AMC today announced that it has greenlit "Pantheon," an ambitious one-hour animated drama based on a series of short stories by Ken Liu about Uploaded Intelligence, or, human consciousness uploaded to the 'cloud.' Craig Silverstein ("Turn," "Nikita," "Terra Nova") will serve as the series writer/creator and showrunner, Ken Liu will serve as a consulting producer and the independent Emmy-award winning animation production company, Titmouse is also attached. Produced by AMC Studios, AMC has placed an initial order for two seasons of the speculative fiction series, consisting of eight one-hour episodes each.
In its first season, "Pantheon" focuses on Maddie, a bullied teen who receives mysterious help from someone online. The stranger is soon revealed to be her recently deceased father, David, whose consciousness has been uploaded to the Cloud following an experimental destructive brain scan. David is the first of a new kind of being: an "Uploaded Intelligence" or "UI", but he will not be the last, as a global conspiracy unfolds that threatens to trigger a new kind of world war.
"'Pantheon' is an entertaining and provocative series about personal relationships and what happens to them when the boundary of life is removed from the human condition. And we're looking to push other boundaries here too, in making an animated drama that aims to be every bit as moving, immersive and visceral as any premium, live-action scripted series," said Sarah Barnett, president of AMC Networks Entertainment Group and AMC Studios. "We are fortunate to have incredible source material from Ken Liu, one of the most celebrated Science fiction writers at work today, and we are delighted to once again be working with Craig Silverstein. Both of these writers know how to weave the intimate and the epic into a powerful tale."

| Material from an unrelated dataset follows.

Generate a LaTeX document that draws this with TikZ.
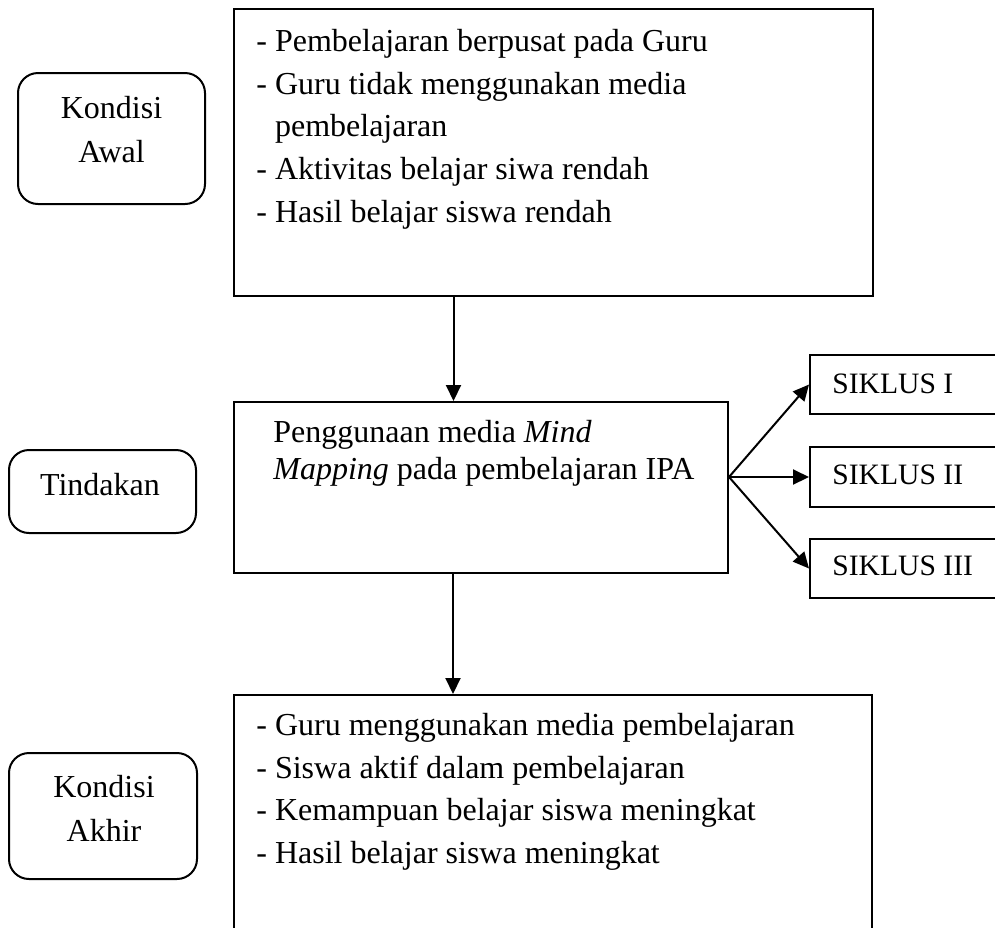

As audiences continue to consume television in new ways, "Pantheon" is one of multiple projects from AMC Networks that experiment with genre and format. The Emmy-award winning "State Of The Union," a premium short-form series from Nick Hornby and starring Chris O'Dowd and Rosamund Pike, launched on Sundance to acclaim last year, and AMC will debut two new series, "The Walking Dead: World Beyond," in April and "61st Street," starring Courtney B. Vance, as closed-ended two season series. AMC is also set to debut its first episodic anthology, "Soulmates," starring Sarah Snook, Charlie Heaton and Malin Akerman and as well as "Kevin Can F*** Himself" starring Annie Murphy, that turns the conventional format of the sitcom on its head.